Russian Whistleblower Assassinated After Uncovering $200 Billion Dirty-Money Scandal
Nico Hines, 10 October 2018
A crusading Russian official traveled to Estonia in the summer of 2006 to warn the authorities that an unprecedented money-laundering scheme had been established in the tiny Baltic financial sector. The scam he had uncovered would go on to become the biggest dirty-money operation in history: the $200 billion Danske Bank scandal.
Three months after Andrei Kozlov, the first deputy chairman of the Russian Central Bank, tried to raise the alarm, he was dead.
Crooked beneficiaries of the illicit multibillion-dollar scheme to transfer money out of Russia included a member of Vladmir Putin’s family and agents from the KGB’s successor, the FSB, according to a leaked report drawn up by a bank insider.

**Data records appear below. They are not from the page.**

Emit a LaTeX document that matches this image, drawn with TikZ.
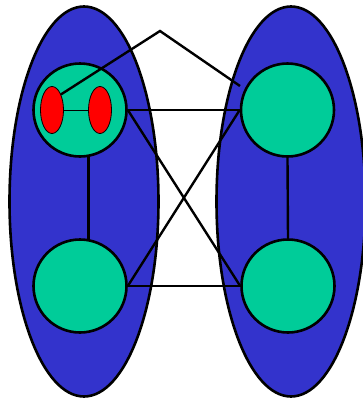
\documentclass[tikz,border=0pt]{standalone}
\usepackage{xcolor}
\usepackage{tikz}
\usetikzlibrary{shapes.geometric, positioning}
\definecolor{partBlue}{RGB}{51,51,204}
\definecolor{vertGreen}{RGB}{0,204,153}
\definecolor{dotRed}{RGB}{255,0,0}

\begin{document}
\begin{tikzpicture}[
    x=1pt, y=-1pt,
    partshape/.style={ellipse, draw=black, fill=partBlue, line width=2.6pt,
    minimum width=149pt, minimum height=390pt, inner sep=0pt},
    vertex/.style={circle, draw=black, fill=vertGreen, line width=2.6pt,
    minimum size=93pt, inner sep=0pt},
    dot/.style={ellipse, draw=black, fill=dotRed, line width=0.8pt,
    minimum width=23pt, minimum height=47pt, inner sep=0pt},
    edge/.style={line width=2.4pt, color=black}
]
\useasboundingbox (0,0) rectangle (363,399);
\clip (0,0) rectangle (363,399);
% two parts
\node[partshape] (lpart) at (84,201.5) {};
\node[partshape] (rpart) at (291,201.5) {};
% vertices
\node[vertex] (tl) at (80,110) {};
\node[vertex] (tr) at (287.5,110) {};
\node[vertex] (bl) at (80,286) {};
\node[vertex] (br) at (288,286) {};
% red dots in the top left vertex
\node[dot] (dl) at (52,110) {};
\node[dot] (dr) at (100,110) {};
\draw[line width=0.8pt] (dl) -- (dr);
% free ends
\coordinate (apex) at (160,31);
\coordinate (tip) at (240,86);

\draw[edge] (tl.-80) -- (bl.80);
\draw[edge] (tr.south) -- (br.north);
\draw[edge] (tl.east) -- (tr.west);
\draw[edge] (bl.east) -- (br.west);
\draw[edge] (tl.east) -- (br.west);
\draw[edge] (tr.west) -- (bl.east);
\draw[edge, line join=miter] (dl.60) -- (apex) -- (tip);
\end{tikzpicture}
\end{document}
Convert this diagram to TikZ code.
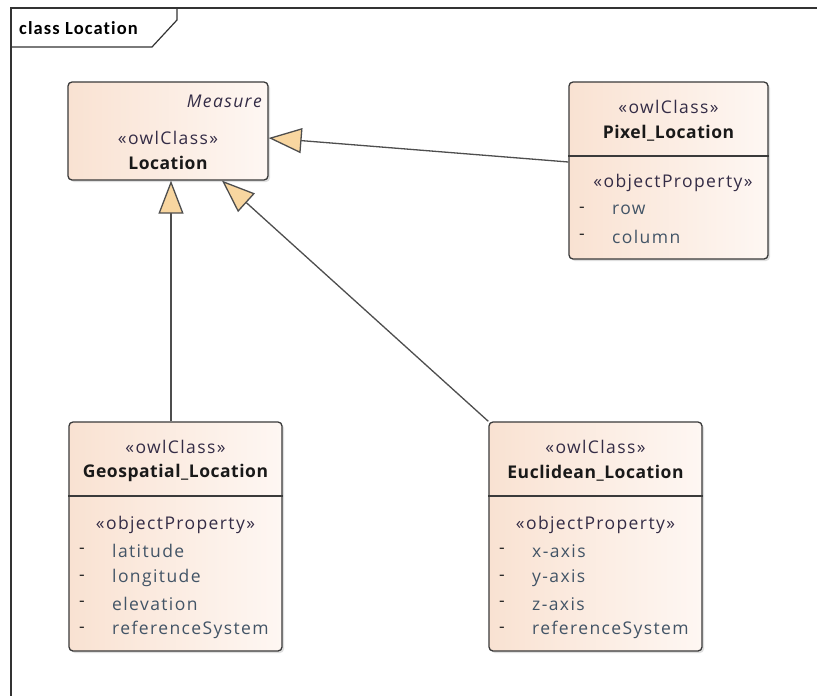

According to a diplomatic cable seen by The Daily Beast, U.S. officials briefly investigated Kozlov’s trip to try to shut down the money-laundering superhighway through Tallinn soon after his death, but the scale and importance of the dirty-money route was unknown at the time.
Kozlov becomes the third dead Russian who can be linked to the Danske scandal after Alexander Perepilichnyy, whose company used the bank’s Estonia branch, died in suspicious circumstances in Britain, and Sergei Magnitsky, a Russian lawyer who was investigating the theft of $230 million when he died in Russian custody. It is claimed that the vast majority of the proceeds of that theft were laundered through Danske Bank.